** Start RECORDS TO PROCESS **

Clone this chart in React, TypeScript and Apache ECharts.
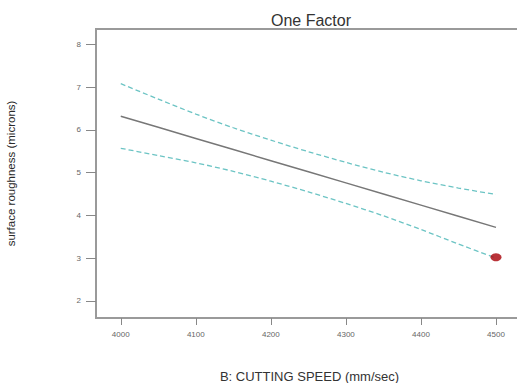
import React, { useEffect, useRef } from "react";
import * as echarts from "echarts";

const speeds = [4000, 4050, 4100, 4150, 4200, 4250, 4300, 4350, 4400, 4450, 4500];
const meanValues = [6.32, 6.06, 5.8, 5.54, 5.28, 5.02, 4.76, 4.5, 4.24, 3.98, 3.72];
const upperValues = [7.08, 6.72, 6.37, 6.05, 5.76, 5.49, 5.24, 5.01, 4.81, 4.64, 4.49];
const lowerValues = [5.57, 5.4, 5.23, 5.03, 4.8, 4.55, 4.28, 3.99, 3.67, 3.33, 3.0];
const designPoint = [[4500, 3.02]];
const xTicks = [4000, 4100, 4200, 4300, 4400, 4500];
const yTicks = [2, 3, 4, 5, 6, 7, 8];

export default function App() {
  const ref = useRef<HTMLDivElement>(null);
  useEffect(() => {
    if (!ref.current) return;
    const chart = echarts.init(ref.current, null, { renderer: "svg" });
    const pair = (vals: number[]) => speeds.map((s, i) => [s, vals[i]]);
    const font = "Arial, 'Liberation Sans', sans-serif";
    chart.setOption({
      animation: false,
      backgroundColor: "#ffffff",
      title: {
        text: "One Factor",
        left: 306,
        top: 7,
        textAlign: "center",
        textStyle: { fontFamily: font, fontSize: 16, fontWeight: "normal", color: "#333" },
      },
      grid: {
        left: 96,
        top: 29,
        right: -6,
        bottom: 65,
        outerBoundsMode: "none",
        containLabel: false,
        show: true,
        borderColor: "#9a9a9a",
        borderWidth: 2,
        backgroundColor: "transparent",
      },
      xAxis: {
        type: "value",
        min: 3967,
        max: 4536,
        name: "B: CUTTING SPEED (mm/sec)",
        nameLocation: "middle",
        nameGap: 52,
        nameTextStyle: { fontFamily: font, fontSize: 13, color: "#333" },
        axisLine: { show: false },
        splitLine: { show: false },
        axisTick: {
          show: true,
          length: 7,
          customValues: xTicks,
          lineStyle: { color: "#888", width: 1 },
        },
        axisLabel: {
          customValues: xTicks,
          formatter: (v: number) => String(v),
          fontFamily: font,
          fontSize: 8,
          color: "#666",
          margin: 12,
        },
      },
      yAxis: {
        type: "value",
        min: 1.6,
        max: 8.36,
        name: "surface roughness (microns)",
        nameLocation: "middle",
        nameGap: 79,
        nameRotate: 90,
        nameTextStyle: { fontFamily: font, fontSize: 11.5, color: "#2a2a2a" },
        axisLine: { show: false },
        splitLine: { show: false },
        axisTick: {
          show: true,
          length: 10,
          customValues: yTicks,
          lineStyle: { color: "#888", width: 1 },
        },
        axisLabel: {
          customValues: yTicks,
          fontFamily: font,
          fontSize: 8,
          color: "#666",
          margin: 15,
        },
      },
      series: [
        {
          type: "line",
          data: pair(upperValues),
          smooth: 0.3,
          symbol: "none",
          lineStyle: { color: "#6cc4c4", width: 1.3, type: [5, 3] },
        },
        {
          type: "line",
          data: pair(lowerValues),
          smooth: 0.3,
          symbol: "none",
          lineStyle: { color: "#6cc4c4", width: 1.3, type: [5, 3] },
        },
        {
          type: "line",
          data: pair(meanValues),
          symbol: "none",
          lineStyle: { color: "#777", width: 1.5 },
        },
        {
          type: "scatter",
          data: designPoint,
          symbol: "circle",
          symbolSize: [11, 8],
          z: 5,
          itemStyle: { color: "#a80008" },
        },
      ],
    });
    return () => chart.dispose();
  }, []);
  return (
    <div
      ref={ref}
      style={{ position: "absolute", left: 0, top: 0, width: 517, height: 383 }}
    />
  );
}
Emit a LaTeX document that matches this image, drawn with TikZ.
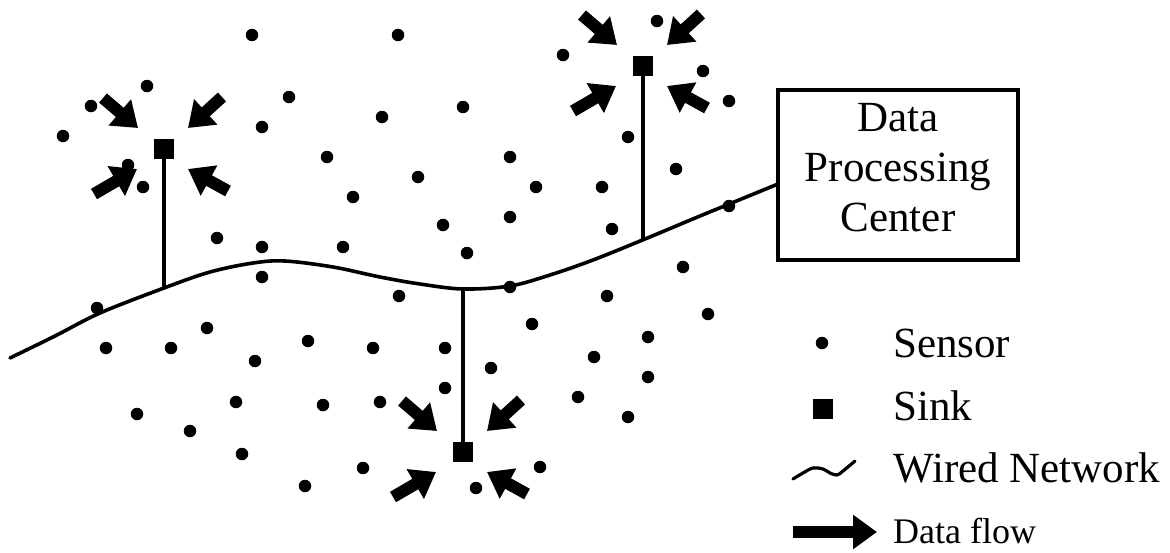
\documentclass[tikz,border=0pt]{standalone}
\usepackage{fontspec}
\setmainfont{Liberation Serif}
\usetikzlibrary{arrows.meta,calc}
\begin{document}
\begin{tikzpicture}[x=1pt,y=-1pt,
  sensor/.style={circle, fill=black, inner sep=0pt, minimum size=12.5pt},
  sinkbox/.style={rectangle, fill=black, inner sep=0pt, minimum size=20pt},
  wire/.style={line width=3.6pt, line join=round, line cap=round},
  flow/.style={line width=12pt, -{Triangle[length=24pt,width=33pt]}},
  bigtext/.style={font=\fontsize{43}{50}\selectfont},
  lbl/.style={bigtext, anchor=base west, inner sep=0pt},
]
\useasboundingbox (0,0) rectangle (1170,552);

% sensor field
\foreach \p in {
  (252,35),(398,35),(147,86),(91,106),(63,136),(289,97),(262,127),(382,117),
  (327,157),(353,197),(128,165),(143,187),(217,238),(262,247),(343,247),(262,277),
  (657,21),(563,55),(703,71),(729,101),(463,107),(628,137),(510,157),(418,177),
  (536,187),(602,187),(676,169),(443,225),(510,217),(612,229),(467,253),(729,206),
  (510,287),(683,267),(399,296),(607,296),
  (97,308),(207,328),(106,348),(171,348),(308,341),(373,348),(255,361),
  (236,402),(323,405),(380,402),(137,414),(190,431),(242,454),(363,468),(305,486),
  (708,314),(532,324),(648,337),(445,348),(594,357),(491,368),(648,377),(445,388),
  (578,397),(628,417),(540,467),(476,488)}
  \node[sensor] at \p {};

% sinks
\node[sinkbox] (sA) at (164,149) {};
\node[sinkbox] (sB) at (643,66) {};
\node[sinkbox] (sC) at (463,452) {};

% data processing center
\node[draw, line width=3.2pt, minimum width=240pt, minimum height=170pt, inner sep=0pt] (dpc) at (898,175) {};
\node[bigtext, align=center, inner sep=0pt] (dpctext) at ([yshift=7pt]dpc.center) {Data\\Processing\\Center};

% wired network
\coordinate (jA) at (164,288);
\coordinate (jB) at (645,239);
\coordinate (jC) at (463,289);
\draw[wire] plot[smooth, tension=0.55] coordinates {
  (10,358) (55,336) (100,313) (164,288) (210,272) (253,263) (285,261) (333,267)
  (380,277) (420,284) (463,289) (510,286) (550,275) (593,260) (645,239) (700,216) (778,184)};
\draw[wire] (sA) -- (sA |- jA);
\draw[wire] (sB) -- (sB |- jB);
\draw[wire] (sC |- jC) -- (sC);

% data flowing into each sink
\foreach \s in {sA,sB,sC} {
  \draw[flow] ($(\s)+(-61,-51)$) -- ($(\s)+(-26,-21)$);
  \draw[flow] ($(\s)+(58,-52)$) -- ($(\s)+(24,-21)$);
  \draw[flow] ($(\s)+(-70,45)$) -- ($(\s)+(-27,20)$);
  \draw[flow] ($(\s)+(64,42)$) -- ($(\s)+(24,20)$);
}

% legend
\node[sensor] (lgSensor) at (822,343) {};
\node[lbl] at (893,357) {Sensor};
\node[sinkbox] (lgSink) at (823,409) {};
\node[lbl] at (893,420) {Sink};
\draw[wire, line width=3.2pt] plot[smooth, tension=0.6] coordinates {
  (793,479) (803,473) (813,468) (823,469) (830,473) (837,475) (843,471) (855,461)};
\node[lbl] at (893,482) {Wired Network};
\coordinate (lgFlowA) at (793,532);
\coordinate (lgFlowB) at (877,532);
\draw[flow] (lgFlowA) -- (lgFlowB);
\node[lbl, font=\fontsize{36}{42}\selectfont] at (893,543) {Data flow};
\end{tikzpicture}
\end{document}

** End RECORDS TO PROCESS **

Reproduce the material above in full, exactly, with no images.

Clone this chart in React, TypeScript and Apache ECharts.
import React, { useEffect, useRef } from "react";
import * as echarts from "echarts";

const speeds = [4000, 4050, 4100, 4150, 4200, 4250, 4300, 4350, 4400, 4450, 4500];
const meanValues = [6.32, 6.06, 5.8, 5.54, 5.28, 5.02, 4.76, 4.5, 4.24, 3.98, 3.72];
const upperValues = [7.08, 6.72, 6.37, 6.05, 5.76, 5.49, 5.24, 5.01, 4.81, 4.64, 4.49];
const lowerValues = [5.57, 5.4, 5.23, 5.03, 4.8, 4.55, 4.28, 3.99, 3.67, 3.33, 3.0];
const designPoint = [[4500, 3.02]];
const xTicks = [4000, 4100, 4200, 4300, 4400, 4500];
const yTicks = [2, 3, 4, 5, 6, 7, 8];

export default function App() {
  const ref = useRef<HTMLDivElement>(null);
  useEffect(() => {
    if (!ref.current) return;
    const chart = echarts.init(ref.current, null, { renderer: "svg" });
    const pair = (vals: number[]) => speeds.map((s, i) => [s, vals[i]]);
    const font = "Arial, 'Liberation Sans', sans-serif";
    chart.setOption({
      animation: false,
      backgroundColor: "#ffffff",
      title: {
        text: "One Factor",
        left: 306,
        top: 7,
        textAlign: "center",
        textStyle: { fontFamily: font, fontSize: 16, fontWeight: "normal", color: "#333" },
      },
      grid: {
        left: 96,
        top: 29,
        right: -6,
        bottom: 65,
        outerBoundsMode: "none",
        containLabel: false,
        show: true,
        borderColor: "#9a9a9a",
        borderWidth: 2,
        backgroundColor: "transparent",
      },
      xAxis: {
        type: "value",
        min: 3967,
        max: 4536,
        name: "B: CUTTING SPEED (mm/sec)",
        nameLocation: "middle",
        nameGap: 52,
        nameTextStyle: { fontFamily: font, fontSize: 13, color: "#333" },
        axisLine: { show: false },
        splitLine: { show: false },
        axisTick: {
          show: true,
          length: 7,
          customValues: xTicks,
          lineStyle: { color: "#888", width: 1 },
        },
        axisLabel: {
          customValues: xTicks,
          formatter: (v: number) => String(v),
          fontFamily: font,
          fontSize: 8,
          color: "#666",
          margin: 12,
        },
      },
      yAxis: {
        type: "value",
        min: 1.6,
        max: 8.36,
        name: "surface roughness (microns)",
        nameLocation: "middle",
        nameGap: 79,
        nameRotate: 90,
        nameTextStyle: { fontFamily: font, fontSize: 11.5, color: "#2a2a2a" },
        axisLine: { show: false },
        splitLine: { show: false },
        axisTick: {
          show: true,
          length: 10,
          customValues: yTicks,
          lineStyle: { color: "#888", width: 1 },
        },
        axisLabel: {
          customValues: yTicks,
          fontFamily: font,
          fontSize: 8,
          color: "#666",
          margin: 15,
        },
      },
      series: [
        {
          type: "line",
          data: pair(upperValues),
          smooth: 0.3,
          symbol: "none",
          lineStyle: { color: "#6cc4c4", width: 1.3, type: [5, 3] },
        },
        {
          type: "line",
          data: pair(lowerValues),
          smooth: 0.3,
          symbol: "none",
          lineStyle: { color: "#6cc4c4", width: 1.3, type: [5, 3] },
        },
        {
          type: "line",
          data: pair(meanValues),
          symbol: "none",
          lineStyle: { color: "#777", width: 1.5 },
        },
        {
          type: "scatter",
          data: designPoint,
          symbol: "circle",
          symbolSize: [11, 8],
          z: 5,
          itemStyle: { color: "#a80008" },
        },
      ],
    });
    return () => chart.dispose();
  }, []);
  return (
    <div
      ref={ref}
      style={{ position: "absolute", left: 0, top: 0, width: 517, height: 383 }}
    />
  );
}
Emit a LaTeX document that matches this image, drawn with TikZ.
\documentclass[tikz,border=0pt]{standalone}
\usepackage{fontspec}
\setmainfont{Liberation Serif}
\usetikzlibrary{arrows.meta,calc}
\begin{document}
\begin{tikzpicture}[x=1pt,y=-1pt,
  sensor/.style={circle, fill=black, inner sep=0pt, minimum size=12.5pt},
  sinkbox/.style={rectangle, fill=black, inner sep=0pt, minimum size=20pt},
  wire/.style={line width=3.6pt, line join=round, line cap=round},
  flow/.style={line width=12pt, -{Triangle[length=24pt,width=33pt]}},
  bigtext/.style={font=\fontsize{43}{50}\selectfont},
  lbl/.style={bigtext, anchor=base west, inner sep=0pt},
]
\useasboundingbox (0,0) rectangle (1170,552);

% sensor field
\foreach \p in {
  (252,35),(398,35),(147,86),(91,106),(63,136),(289,97),(262,127),(382,117),
  (327,157),(353,197),(128,165),(143,187),(217,238),(262,247),(343,247),(262,277),
  (657,21),(563,55),(703,71),(729,101),(463,107),(628,137),(510,157),(418,177),
  (536,187),(602,187),(676,169),(443,225),(510,217),(612,229),(467,253),(729,206),
  (510,287),(683,267),(399,296),(607,296),
  (97,308),(207,328),(106,348),(171,348),(308,341),(373,348),(255,361),
  (236,402),(323,405),(380,402),(137,414),(190,431),(242,454),(363,468),(305,486),
  (708,314),(532,324),(648,337),(445,348),(594,357),(491,368),(648,377),(445,388),
  (578,397),(628,417),(540,467),(476,488)}
  \node[sensor] at \p {};

% sinks
\node[sinkbox] (sA) at (164,149) {};
\node[sinkbox] (sB) at (643,66) {};
\node[sinkbox] (sC) at (463,452) {};

% data processing center
\node[draw, line width=3.2pt, minimum width=240pt, minimum height=170pt, inner sep=0pt] (dpc) at (898,175) {};
\node[bigtext, align=center, inner sep=0pt] (dpctext) at ([yshift=7pt]dpc.center) {Data\\Processing\\Center};

% wired network
\coordinate (jA) at (164,288);
\coordinate (jB) at (645,239);
\coordinate (jC) at (463,289);
\draw[wire] plot[smooth, tension=0.55] coordinates {
  (10,358) (55,336) (100,313) (164,288) (210,272) (253,263) (285,261) (333,267)
  (380,277) (420,284) (463,289) (510,286) (550,275) (593,260) (645,239) (700,216) (778,184)};
\draw[wire] (sA) -- (sA |- jA);
\draw[wire] (sB) -- (sB |- jB);
\draw[wire] (sC |- jC) -- (sC);

% data flowing into each sink
\foreach \s in {sA,sB,sC} {
  \draw[flow] ($(\s)+(-61,-51)$) -- ($(\s)+(-26,-21)$);
  \draw[flow] ($(\s)+(58,-52)$) -- ($(\s)+(24,-21)$);
  \draw[flow] ($(\s)+(-70,45)$) -- ($(\s)+(-27,20)$);
  \draw[flow] ($(\s)+(64,42)$) -- ($(\s)+(24,20)$);
}

% legend
\node[sensor] (lgSensor) at (822,343) {};
\node[lbl] at (893,357) {Sensor};
\node[sinkbox] (lgSink) at (823,409) {};
\node[lbl] at (893,420) {Sink};
\draw[wire, line width=3.2pt] plot[smooth, tension=0.6] coordinates {
  (793,479) (803,473) (813,468) (823,469) (830,473) (837,475) (843,471) (855,461)};
\node[lbl] at (893,482) {Wired Network};
\coordinate (lgFlowA) at (793,532);
\coordinate (lgFlowB) at (877,532);
\draw[flow] (lgFlowA) -- (lgFlowB);
\node[lbl, font=\fontsize{36}{42}\selectfont] at (893,543) {Data flow};
\end{tikzpicture}
\end{document}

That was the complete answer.